Faithful to the Breaking of the Bread
When St Luke in his gospel and in the Acts of the Apostles speaks of “the breaking of the bread”, he means what we would call the Liturgy of the Eucharist.
He suggests that the first Christians were to be faithful to that breaking of the bread along with the teaching of the apostles, the fellowship of the Church and prayer. It was one of the four pillars that he saw as crucial to being a follower of Jesus.

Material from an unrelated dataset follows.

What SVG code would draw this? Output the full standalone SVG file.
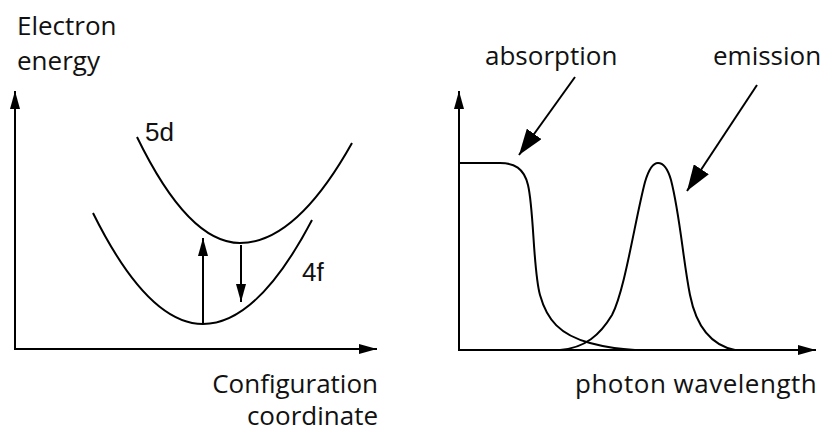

The breaking of the bread is tied in with the fellowship or community of faith. The unity of believers was forged by their participation in the Eucharist. St Paul puts it this way “The fact that there is only one loaf means that, though there are many of us, we form a single body because we all share in the one loaf” (I Cor. 10:17). It is in the breaking of that one loaf, so that it may be shared by all, that all are drawn into communion with Christ and with each other.
A little later, Christian leaders and thinkers used the following phrase to say the same thing: the Eucharist makes the Church and the Church makes the Eucharist. That is, it is in the celebration of the Eucharist that the Church becomes what it truly is – a communion of life in Christ. It is the Eucharist which makes us who we are.
As we receive communion in and with Christ in the Eucharist, we become a living communion with Christ. The first Christians were very aware of this and so the Sunday Eucharist was the very source and fulcrum of their Christian lives. They were very aware that if they did not gather, they would be scattered.
So there is a tight relationship between the Eucharist and the deepest identity of the Church which above all else is a communion of life through, with and in Christ with the Father. This communion comes about through the power and inner influence of the Holy Spirit. This is the reason for St Paul’s use of the image of the body of Christ to describe the Church. He sees the Church as the body of Christ.
Whatever difficulties we may feel with the Church; we cannot afford to forget this inner reality of the Church as a Eucharistic communion in and with Christ.